Да, сила «магнитной залежи» здесь не срабатывает.

Здесь иной духовный уровень. Сила «подковы» более применительна к понятию таланта. Природа же гениальности, по-видимому, скрыта в совершенно иных – принципиально иных! – глубинах и высях. Самое точное слово здесь – Дар.

Дар со-чувствия, который даётся, по слову Тютчева, как Благодать.


Много было поэтических обольщений в 20 веке. И хотя не все «хрестоматийные корифеи» выдержали проверку временем, я хочу быть правильно понятым в моём отношении к русской поэзии 20 века. С постаментов сбрасывали многих кумиров. Пытались даже Маяковского скинуть – не вышло. Зубы обломали о советского «зубра».

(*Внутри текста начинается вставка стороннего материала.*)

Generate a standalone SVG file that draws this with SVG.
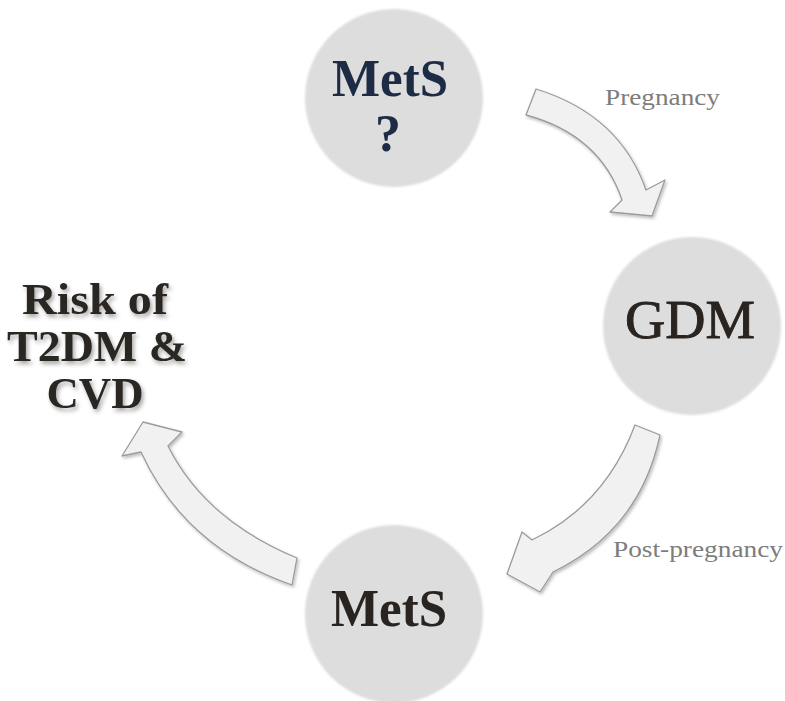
<svg xmlns="http://www.w3.org/2000/svg" width="785" height="701" viewBox="0 0 785 701">
  <defs>
    <filter id="arrowShadow" x="-20%" y="-20%" width="140%" height="140%">
      <feDropShadow dx="1.5" dy="2" stdDeviation="1.5" flood-color="#000" flood-opacity="0.25"/>
    </filter>
    <filter id="textShadow" x="-10%" y="-20%" width="120%" height="150%">
      <feDropShadow dx="2" dy="3" stdDeviation="2.2" flood-color="#000" flood-opacity="0.35"/>
    </filter>
    <filter id="soft" x="-10%" y="-10%" width="120%" height="120%">
      <feGaussianBlur stdDeviation="0.8"/>
    </filter>
  </defs>
  <style>
    .circle { fill: #dddddd; }
    .big { font-family: "Liberation Serif", "DejaVu Serif", serif; font-weight: bold; font-size: 52px; text-anchor: middle; }
    .lbl { font-family: "Liberation Serif", "DejaVu Serif", serif; font-size: 23px; fill: #7d7d7d; }
    .risk { font-family: "Liberation Serif", "DejaVu Serif", serif; font-weight: bold; font-size: 45px; fill: #2a2520; text-anchor: middle; }
    .arrow { fill: #f1f1f1; stroke: #9b9b9b; stroke-width: 1.3; stroke-linejoin: round; }
  </style>
  <rect width="785" height="701" fill="#ffffff"/>

  <g id="connectors">
    <path class="arrow" filter="url(#arrowShadow)" d="M536,89 Q620,115 646,190 L665,180 L652,216 L610,212 L622,200 Q600,135 526,115 Z"/>
    <path class="arrow" filter="url(#arrowShadow)" d="M635,425 Q605,505 532,540 L522,532 L507,574 L540,592 L553,572 Q640,530 660,435 Z"/>
    <path class="arrow" filter="url(#arrowShadow)" d="M297,558 Q205,520 168,446 L182,432 L143,422 L122,456 L141,452 Q185,548 292,585 Z"/>
    <text class="lbl" x="605" y="105" textLength="115" lengthAdjust="spacingAndGlyphs">Pregnancy</text>
    <text class="lbl" x="613" y="557" textLength="170" lengthAdjust="spacingAndGlyphs">Post-pregnancy</text>
  </g>

  <g id="node-mets-top">
    <circle class="circle" cx="394" cy="98" r="89" filter="url(#soft)"/>
    <text class="big" x="390" y="96" fill="#1d2b45" textLength="116" lengthAdjust="spacingAndGlyphs">MetS</text>
    <text class="big" x="388" y="151" fill="#1d2b45">?</text>
  </g>

  <g id="node-gdm">
    <circle class="circle" cx="692" cy="326" r="89" filter="url(#soft)"/>
    <text class="big" x="690" y="338" fill="#2a2420" stroke="#2a2420" stroke-width="0.9" style="font-weight:normal;font-size:54px" textLength="130" lengthAdjust="spacingAndGlyphs">GDM</text>
  </g>

  <g id="node-mets-bottom">
    <circle class="circle" cx="394" cy="614" r="89" filter="url(#soft)"/>
    <text class="big" x="389" y="626" fill="#2a2420" textLength="116" lengthAdjust="spacingAndGlyphs">MetS</text>
  </g>

  <g id="node-risk" filter="url(#textShadow)">
    <text class="risk" x="95" y="314" textLength="146" lengthAdjust="spacingAndGlyphs">Risk of</text>
    <text class="risk" x="97" y="361" textLength="180" lengthAdjust="spacingAndGlyphs">T2DM &amp;</text>
    <text class="risk" x="95" y="408" textLength="97" lengthAdjust="spacingAndGlyphs">CVD</text>
  </g>
</svg>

Сейчас модно сбрасывать «шестидесятников». И поделом, вроде бы, – слишком много «революционной», слишком ликующей пены там было. Но зачем с пеной выплескивать добрый напиток? Многое потускнело, отпало само собой, и не стоит разговора. Но когда такие яркие (спорные – казалось в 50-60-х) имена, как Вознесенский, или Сулейменов пытаются «сдать в архив», поневоле растёт внутренний протест.

Да, и «Лонжюмо», и «Земля, поклонись человеку» были в полном смысле слова социальным заказом. Но они не были коньюнктурными сочинениями! Это принципиально разные вещи, тут нельзя путать. Эти поэмы и сейчас, если непредвзято их перечитать, несут в себе такой эмоциональный заряд, которому, уверен, пусть втайне, но завидуют многие нынешние, «продвинутые» ниспровергатели той, «простоватой» эпохи.

Главное, поэмы те – искренни. Во всяком случае, порыв изначальный был искренен, – уж тут не проведёшь. Искренность порыва счастливо совпала там

с социальным заказом времени. Если же кто-то из «романтиков» 60-х (мне это неизвестно) под напором «новых понятий» сейчас отрекается от той «одиозной» тематики, это уже факт личной биографии, но не поэзии. Лучшее, непосредственно воспринятое временем, остаётся надолго. Тем более, когда «клеммы» зачищены хорошо. А они у лучших поэтов той, «романтической» эпохи были зачищены неплохо. Они были чуткими. К токам времени – особенно. С вопросами «вечными» дело обстояло посложнее, но уж таково было время – «сразу и сейчас».